Magie für Neues, Brüche für Anton Bruckner
Die Münchner Philharmoniker unter Daniel Harding mit Geiger Renaud Capuçon im Wiener Musikverein.
Erst kürzlich war das Symphonieorchester des Bayerischen Rundfunks unter der Leitung seines neuen künstlerischen Leiters, Sir Simon Rattle, zu Gast im Musikverein. Am Wochenende präsentierten sich hier die Münchner Philharmoniker unter Daniel Harding. Der designierte Chefdirigent des zweiten prominenten Klangkörpers der Stadt an der Isar, Lahav Shani, wird sein Amt erst im September 2026 antreten.
Für den ersten ihrer beiden Auftritte brachten die Gäste eine Novität mit, Thierry Escaichs erst vor wenigen Tagen in München uraufgeführtes Zweites Violinkonzert, dem Widmungsträger Renaud Capuçon quasi „auf den Leib“geschrieben: „Au-delà du reve“(„Jenseits des Traumes“) ist ein halbstündiges dreisätziges Opus mit einem balladenartigen Stirnsatz, den die Geige unmissverständlich dominiert.

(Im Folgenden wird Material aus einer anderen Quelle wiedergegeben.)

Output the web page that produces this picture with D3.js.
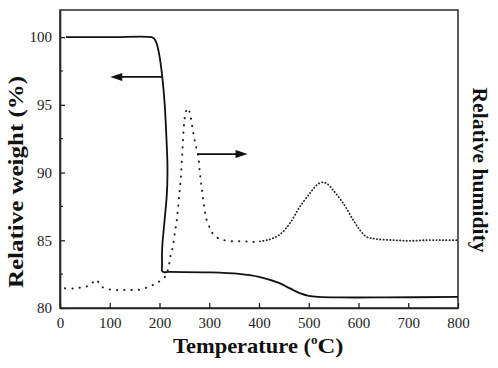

Die Orchesterklänge inspirieren sie, immer wieder in neue Harmonien einzutauchen. Diese wirken ebenso überraschend wie unvermutet auftauchende Scherzo-Anklänge. Dann setzen sich lyrische Töne wieder durch. Sie werden im mittleren Andantino verdichtet und steigern sich zu einer Art „Beschwörung“(Escaich).
Traut er Bruckner nicht?
Im Finalsatz, einem brillant wirbelnden Vivace, wird der Tanz zum wesentlichen Element, ohne dies ganz durchzuhalten, denn am Ende kehrt die ruhige, unaufgeregte Stimmung des Beginns dieses vielfach mit aparten Klangmischungen, selbst Choral-Anklängen aufwartenden Konzerts wieder. Den herausfordernden Solopart meisterte Renaud Capuçon, dabei exzellent vom Orchester assistiert, mit aller erdenklichen Bravour.
Beschlossen haben die Münchner ihren ersten Gastspielabend (der zweite galt Sibelius’ „Tapiola“und Mahlers Fünfter), wie könnte es bei diesem Bruckner-erfahrenen Orchester im Bruckner-Jahr anders sein, mit dessen Vierter, der „Romantischen“. Eine orchestral unterschiedlich überzeugende Darstellung, bei der sich Harding zu sehr auf Details konzentrierte, für die man sich eine plastischere Ausformung gewünscht hätte. Überhaupt gewann man den Eindruck, dass Harding der spezifischen Magie dieser Es-DurSymphonie misstraut, dass ihm ihre Brüche wichtiger sind als die bewegende Leuchtkraft der weitgespannten Bögen.